Unless you’re one of those Guitar Hero/Rock Band/willingly flail your arms in front of your Kinect-only rhythm people. Then Hatsune Miku: Project Diva F probably fails to pertain to your interests because it is perhaps excessively Japanese.
Regardless of how you feel about Vocaloid music, which can be grating at times, it has been quite some time since we’ve seen a this type of title in North America or Europe. Elite Beat Agents and the similarly Ouendan-style fan-made title Osu! are the only semi-recent rhythm titles to head to Western consoles over the past few years that have really been notable to core fans of the genre.
Let’s Hope The First Localization Isn’t The Last
The gameplay found in Hatsune Miku: Project Diva F has been honed over a few Japan-only titles, and proves that traditional “press buttons to the beat” gameplay is still fresh and fun. Using peripheral guitars and drums and the like in Rock Band and the like feels different, and somehow a bit less game-like than what I grew to love about the genre.

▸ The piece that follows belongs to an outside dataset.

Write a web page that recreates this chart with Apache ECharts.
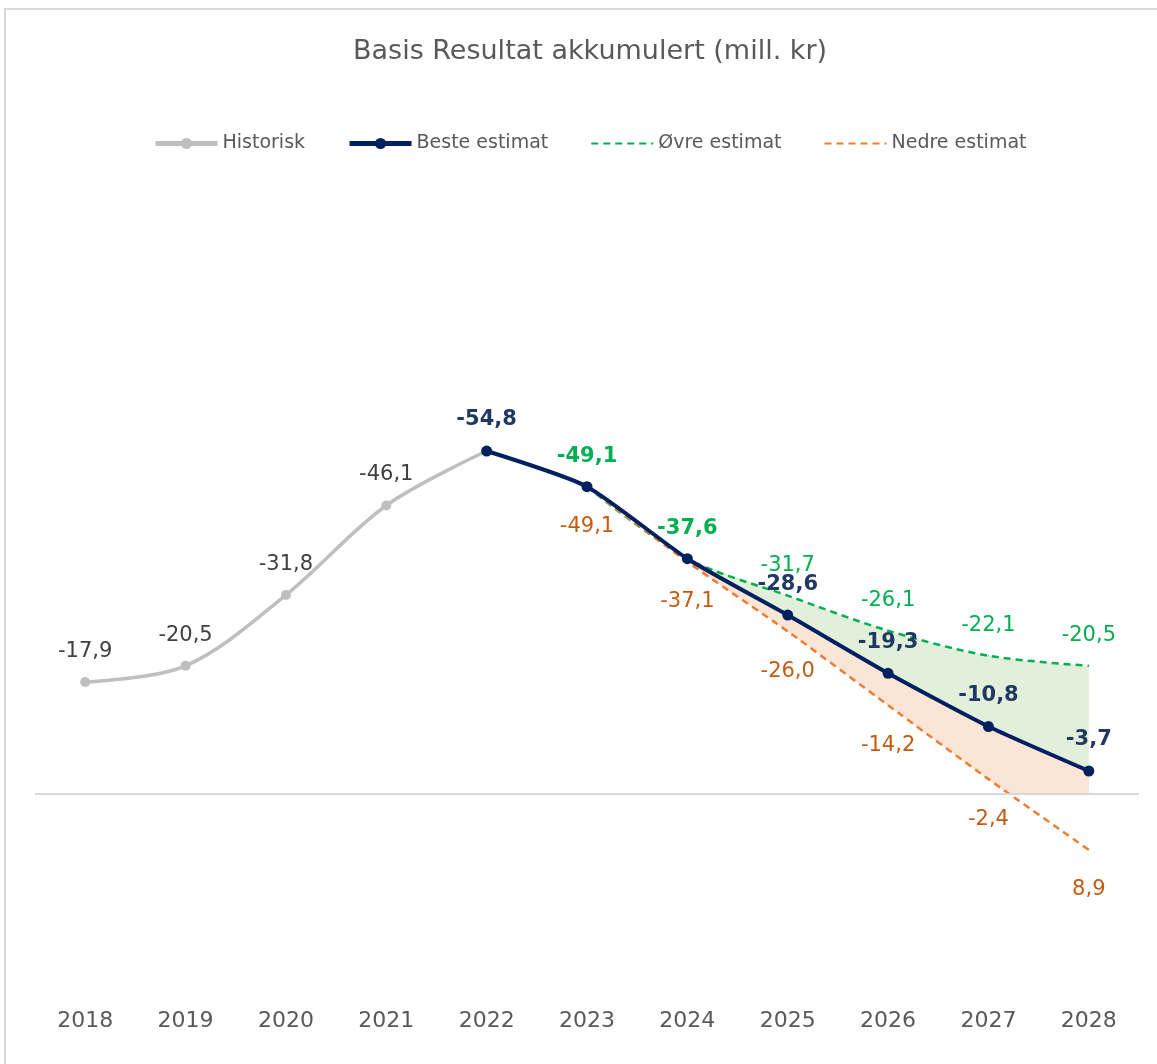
<!DOCTYPE html>
<html>
<head>
<meta charset="utf-8">
<script src="https://cdn.jsdelivr.net/npm/echarts@6/dist/echarts.min.js"></script>
<style>
  html, body { margin: 0; padding: 0; background: #fff; overflow: hidden; }
  .frame {
    position: absolute;
    left: 4px;
    top: 8px;
    right: 0;
    bottom: 0;
    border-left: 2px solid #d9d9d9;
    border-top: 2px solid #d9d9d9;
  }
  #chart { position: absolute; left: 0; top: 0; width: 1157px; height: 1064px; }
</style>
</head>
<body>
<div class="frame"></div>
<div id="chart"></div>
<script>
// data
const years = ['2018', '2019', '2020', '2021', '2022', '2023', '2024', '2025', '2026', '2027', '2028']
const historisk = [-17.9, -20.5, -31.8, -46.1, -54.8, null, null, null, null, null, null]
const beste = [null, null, null, null, -54.8, -49.1, -37.6, -28.6, -19.3, -10.8, -3.7]
const ovre = [null, null, null, null, null, -49.1, -37.6, -31.7, -26.1, -22.1, -20.5]
const nedre = [null, null, null, null, null, -49.1, -37.1, -26.0, -14.2, -2.4, 8.9]

// the shaded band starts at 2024
const fillFrom = 6

const FONT = 'DejaVu Sans'
// smoothing per series (fills reuse the same value as their line)
const SMOOTH_HIST = 0.33
const SMOOTH_BESTE = 0.2
const SMOOTH_OVRE = 0.3
const SMOOTH_NEDRE = 0.2

const fmt = (p) => (p.value == null ? '' : Number(p.value).toFixed(1).replace('.', ','))
const fillData = (arr, from) => arr.map((v, i) => (i < from ? null : v))

const chart = echarts.init(document.getElementById('chart'), null, { renderer: 'canvas' })

const labelBase = {
  show: true,
  position: 'top',
  distance: 15,
  fontFamily: FONT,
  fontSize: 21,
  formatter: fmt,
}

// historisk: no label at 2022 (beste shows it)
const historiskData = historisk.map((v, i) => (i === 4 ? { value: v, label: { show: false } } : v))
// beste: labels at 2023/2024 sit under the green ones
const besteData = beste.map((v, i) => (i === 5 || i === 6 ? { value: v, label: { show: false } } : v))
const ovreData = ovre.map((v, i) => (i === 5 || i === 6 ? { value: v, label: { fontWeight: 'bold' } } : v))

const option = {
  backgroundColor: 'transparent',
  animation: false,
  title: {
    text: 'Basis Resultat akkumulert (mill. kr)',
    left: 348,
    top: 33,
    textStyle: { fontFamily: FONT, fontSize: 27, fontWeight: 'normal', color: '#595959' },
  },
  legend: {
    left: 148,
    top: 129,
    itemWidth: 62,
    itemHeight: 14,
    itemGap: 42,
    textStyle: { fontFamily: FONT, fontSize: 19, color: '#595959' },
    data: [
      { name: 'Historisk', lineStyle: { width: 5 } },
      { name: 'Beste estimat', lineStyle: { width: 5 } },
      { name: 'Øvre estimat', itemStyle: { opacity: 0 } },
      { name: 'Nedre estimat', itemStyle: { opacity: 0 } },
    ],
  },
  grid: { left: 35, right: 18, top: 168, bottom: 82 },
  xAxis: {
    type: 'category',
    data: years,
    boundaryGap: true,
    axisLine: { show: false, onZero: false },
    axisTick: { show: false },
    axisLabel: { margin: 28, fontFamily: FONT, fontSize: 22, color: '#595959' },
  },
  yAxis: {
    type: 'value',
    inverse: true,
    min: -100,
    max: 30,
    show: false,
  },
  series: [
    // fills: green (øvre->0), orange (beste->0), white mask (nedre->0)
    {
      name: 'fill-ovre', type: 'line', data: fillData(ovre, fillFrom), smooth: SMOOTH_OVRE, symbol: 'none',
      lineStyle: { width: 0 }, areaStyle: { color: '#e2efda', opacity: 1 }, z: 1, silent: true,
    },
    {
      name: 'fill-beste', type: 'line', data: fillData(beste, fillFrom), smooth: SMOOTH_BESTE, symbol: 'none',
      lineStyle: { width: 0 }, areaStyle: { color: '#fbe5d6', opacity: 1 }, z: 1, silent: true,
    },
    {
      name: 'fill-nedre', type: 'line', data: fillData(nedre, fillFrom - 1), smooth: SMOOTH_NEDRE, symbol: 'none',
      lineStyle: { width: 0 }, areaStyle: { color: '#ffffff', opacity: 1 }, z: 1, silent: true,
    },
    {
      name: 'Historisk', type: 'line', data: historiskData, smooth: SMOOTH_HIST,
      symbol: 'circle', symbolSize: 10,
      lineStyle: { color: '#bfbfbf', width: 3.5 },
      itemStyle: { color: '#bfbfbf' },
      label: { ...labelBase, color: '#404040' },
      z: 3,
      markLine: {
        silent: true, symbol: 'none', label: { show: false },
        lineStyle: { color: '#d9d9d9', width: 2, type: 'solid' },
        data: [{ yAxis: 0 }],
      },
    },
    {
      name: 'Øvre estimat', type: 'line', data: ovreData, smooth: SMOOTH_OVRE,
      symbol: 'circle', symbolSize: 1,
      lineStyle: { color: '#00b050', width: 2.5, type: [7, 5] },
      itemStyle: { color: '#00b050' },
      label: { ...labelBase, distance: 19, color: '#00b050' },
      z: 4,
    },
    {
      name: 'Nedre estimat', type: 'line', data: nedre, smooth: SMOOTH_NEDRE,
      symbol: 'circle', symbolSize: 1,
      lineStyle: { color: '#ed7d31', width: 2.5, type: [7, 5] },
      itemStyle: { color: '#ed7d31' },
      label: { ...labelBase, position: 'bottom', distance: 29, color: '#c55a11' },
      z: 4,
    },
    {
      name: 'Beste estimat', type: 'line', data: besteData, smooth: SMOOTH_BESTE,
      symbol: 'circle', symbolSize: 11,
      lineStyle: { color: '#002060', width: 4 },
      itemStyle: { color: '#002060' },
      label: { ...labelBase, color: '#1f3864', fontWeight: 'bold' },
      z: 5,
    },
  ],
}

chart.setOption(option)
</script>
</body>
</html>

What makes this localization even sweet, is Sega’s willingness to bring the game over thanks to the overwhelming fan response. Sega, my childhood gaming love. That which brought me Sonic, Shenmue, Jet Set Radio, Yakuza, Space Channel 5, and so much more. Now they bring me a localized Project Diva, and I don’t know to express my excitement to see one of my favorite genres receive the injection it needed to badly.
I wouldn’t necessarily say the genre will see a revitalization in the West with this release, but it is exciting that this may just be the beginning of Miku’s time in North America and Europe. It’s exciting that rhythm games might still have an audience here, and that maybe — just maybe — I am not alone in my missing this type of game on this side of the world.